Forever-Fit Summer Camp


  • Anthony O. Boateng, BA Indiana University School of Medicine, Department of Pediatrics, Pediatric and Adolescent Comparative Effectiveness Research
  • Lisa Yazel-Smith, MS, MCHES CCRP American Foundation for Preventive Medicine
  • Brett McKinney, BS American Foundation for Preventive Medicine
  • Katie Haberlin, MPH, CHES American Foundation for Preventive Medicine
  • Tamara Hannon, MD, MS American Foundation for Preventive Medicine
  • Patrick Perry, MPH American Foundation for Preventive Medicine



Background and Hypothesis: 

The objective of this study was to evaluate anthropometric and physical fitness measures from participants in the Forever-Fit Summer Camp (FFSC) between the years 2013 and 2017, comparing baseline and post-participation values. We hypothesized that participation in the FFSC would decrease the BMI Z-score of the campers during the 6-week program, as well as improve physical fitness measures. Further, we hypothesized that there would be an overall decrease in BMI and weight seen in campers who participated for multiple years. 

Experimental Design: 

In this 5-year cross-sectional evaluation, a total of 64 participants were included. During FFSC, biometrics, strength, endurance and flexibility were compared at baseline (Week 1) and 6 weeks after. This data from participants was compared using paired T-tests and compared the BMI Z-Score of campers over the years using repeated measures ANOVA. 

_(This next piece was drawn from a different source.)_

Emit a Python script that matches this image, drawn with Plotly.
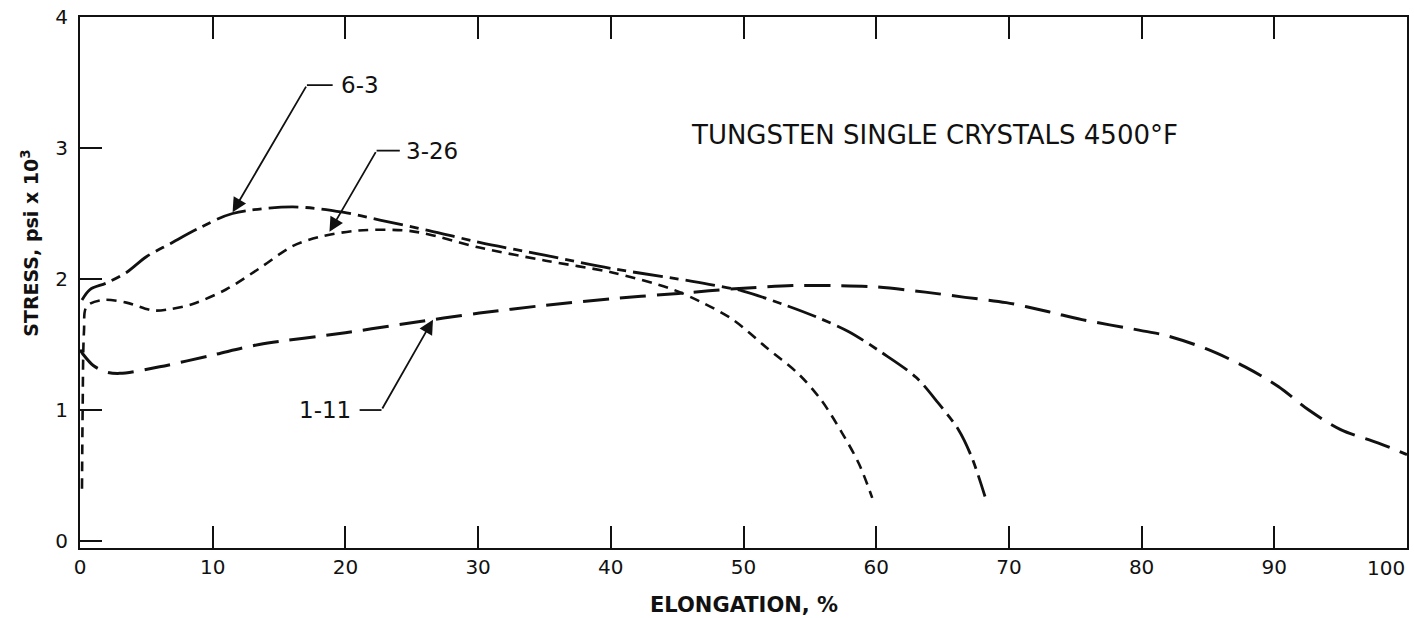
import plotly.graph_objects as go

# ---- data ----
x_1_11 = [0.0, 0.2, 1.0, 2.0, 3.0, 6.0, 10.0, 13.5, 20.0, 24.6, 30.1, 35.1, 40.1, 45.1, 47.4,
          50.0, 53.7, 56.7, 60.0, 63.7, 66.7, 69.8, 73.0, 75.5, 79.8, 81.8, 84.8, 87.8, 90.3,
          92.6, 95.0, 97.8, 100.0]
y_1_11 = [1.46, 1.43, 1.34, 1.29, 1.28, 1.33, 1.42, 1.50, 1.59, 1.66, 1.74, 1.80, 1.85, 1.89, 1.91,
          1.93, 1.95, 1.95, 1.94, 1.90, 1.86, 1.82, 1.75, 1.69, 1.61, 1.57, 1.47, 1.33, 1.18,
          1.00, 0.85, 0.75, 0.66]

x_3_26 = [0.15, 0.2, 0.3, 0.5, 1.7, 3.5, 5.5, 6.8, 8.5, 11.0, 13.5, 16.0, 18.0, 21.0, 24.6,
          26.3, 30.1, 35.1, 40.1, 44.4, 46.7, 49.2, 51.7, 54.2, 55.9, 57.4, 58.7, 59.7]
y_3_26 = [0.40, 1.00, 1.60, 1.79, 1.84, 1.82, 1.76, 1.77, 1.81, 1.92, 2.08, 2.25, 2.32, 2.37, 2.37,
          2.34, 2.24, 2.14, 2.05, 1.93, 1.83, 1.69, 1.48, 1.27, 1.07, 0.83, 0.59, 0.33]

x_6_3 = [0.15, 0.75, 2.0, 3.5, 5.0, 6.8, 9.0, 11.5, 16.0, 19.8, 22.6, 26.3, 30.1, 35.1, 40.1,
         45.1, 47.4, 49.9, 52.9, 55.5, 57.9, 60.4, 63.0, 64.7, 66.2, 67.2, 68.2]
y_6_3 = [1.84, 1.92, 1.97, 2.05, 2.17, 2.27, 2.39, 2.50, 2.55, 2.51, 2.45, 2.37, 2.28, 2.18, 2.08,
         2.00, 1.96, 1.91, 1.81, 1.71, 1.60, 1.44, 1.25, 1.05, 0.85, 0.64, 0.34]

x_ticks = [0, 10, 20, 30, 40, 50, 60, 70, 80, 90, 100]
y_ticks = [0, 1, 2, 3, 4]

labels = ["6-3", "3-26", "1-11"]
label_tips_x = [11.5, 18.8, 26.6]
label_tips_y = [2.51, 2.36, 1.69]
label_bend_x = [17.1, 22.35, 22.72]
label_bend_y = [3.48, 2.98, 1.00]
label_end_x = [19.04, 24.1, 21.07]
label_text_x = [19.5, 24.45, 20.6]
label_anchor = ["left", "left", "right"]

title_text = "TUNGSTEN SINGLE CRYSTALS 4500°F"

FONT = "DejaVu Sans"
BLACK = "#111111"

fig = go.Figure()
fig.add_trace(go.Scatter(x=x_1_11, y=y_1_11, mode="lines", name="1-11",
                         line=dict(color=BLACK, width=3, dash="26px,11px", shape="spline", smoothing=0.9)))
fig.add_trace(go.Scatter(x=x_3_26, y=y_3_26, mode="lines", name="3-26",
                         line=dict(color=BLACK, width=2.6, dash="10px,7px", shape="spline", smoothing=0.9)))
fig.add_trace(go.Scatter(x=x_6_3, y=y_6_3, mode="lines", name="6-3",
                         line=dict(color=BLACK, width=2.8, dash="30px,7px,9px,7px", shape="spline", smoothing=0.9)))

for i, lab in enumerate(labels):
    # leader: horizontal segment
    fig.add_shape(type="line", xref="x", yref="y",
                  x0=label_bend_x[i], y0=label_bend_y[i], x1=label_end_x[i], y1=label_bend_y[i],
                  line=dict(color=BLACK, width=1.8))
    # arrow from bend to curve
    fig.add_annotation(x=label_tips_x[i], y=label_tips_y[i], xref="x", yref="y",
                       ax=label_bend_x[i], ay=label_bend_y[i], axref="x", ayref="y",
                       text="", showarrow=True, arrowhead=2, arrowsize=1.6, arrowwidth=1.8,
                       arrowcolor=BLACK, standoff=0, startstandoff=0)
    fig.add_annotation(x=label_text_x[i], y=label_bend_y[i], xref="x", yref="y",
                       text=lab, showarrow=False, xanchor=label_anchor[i], yanchor="middle",
                       font=dict(family=FONT, size=23, color=BLACK))

fig.add_annotation(x=45.9, y=3.10, xref="x", yref="y", text=title_text, showarrow=False,
                   xanchor="left", yanchor="middle", font=dict(family=FONT, size=26, color=BLACK))

# axis titles
fig.add_annotation(x=(30 - 80) / 1329, y=2.27, xref="paper", yref="y",
                   text="<b>STRESS, psi x 10<sup>3</sup></b>", showarrow=False, textangle=-90,
                   xanchor="center", yanchor="middle", font=dict(family=FONT, size=19, color=BLACK))
fig.add_annotation(x=0.5, y=-(605 - 548) / 531, xref="paper", yref="paper",
                   text="<b>ELONGATION, %</b>", showarrow=False,
                   xanchor="center", yanchor="middle", font=dict(family=FONT, size=21, color=BLACK))

# last x tick label sits flush against the right edge
x_ticktext = [str(v) for v in x_ticks]
x_ticktext[-1] = ""
fig.add_annotation(x=x_ticks[-1], y=-(568 - 548) / 531, xref="x", yref="paper",
                   text=str(x_ticks[-1]), showarrow=False, xanchor="right", yanchor="middle",
                   font=dict(family=FONT, size=20, color=BLACK))

fig.update_layout(
    width=1414, height=618,
    margin=dict(l=80, r=5, t=17, b=70),
    paper_bgcolor="white", plot_bgcolor="white",
    showlegend=False,
)
fig.update_xaxes(range=[0, 100], tickvals=x_ticks, ticktext=x_ticktext,
                 ticks="inside", ticklen=22, tickwidth=1.8, tickcolor=BLACK,
                 showline=True, linecolor=BLACK, linewidth=2, mirror="ticks",
                 showgrid=False, zeroline=False,
                 tickfont=dict(family=FONT, size=20, color=BLACK))
fig.update_yaxes(range=[-0.053, 4.0], tickvals=y_ticks, ticktext=[str(v) for v in y_ticks],
                 ticks="inside", ticklen=22, tickwidth=1.8, tickcolor=BLACK,
                 showline=True, linecolor=BLACK, linewidth=2, mirror=True,
                 showgrid=False, zeroline=False, ticklabelstandoff=6,
                 tickfont=dict(family=FONT, size=20, color=BLACK))

fig.write_html("out.html", config={"displayModeBar": False})

# remove the default page margin so the figure sits at the window's top-left corner
with open("out.html", "r", encoding="utf-8") as f:
    html = f.read()
html = html.replace("<head>", "<head><style>html,body{margin:0;padding:0;overflow:hidden;}</style>", 1)
with open("out.html", "w", encoding="utf-8") as f:
    f.write(html)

Compared to baseline for each year, there was an overall decrease in BMI Z-Score and weight after the 6-week intervention. We observed an increase in strength and endurance, as seen with the 1-mile run and various strength test. Interestingly, we saw a decrease in flexibility in the campers as they progressed through the camp. Further, we observed an overall decrease in BMI Z-Score from 2013 to 2017.  

Conclusion and Potential Impact: 

The FFSC 6-week summer program had significantly decreased BMI and improved fitness measures. The activities performed in the FFSC could be implemented in other programs for youth to combat chronic conditions, such as Type 2 Diabetes.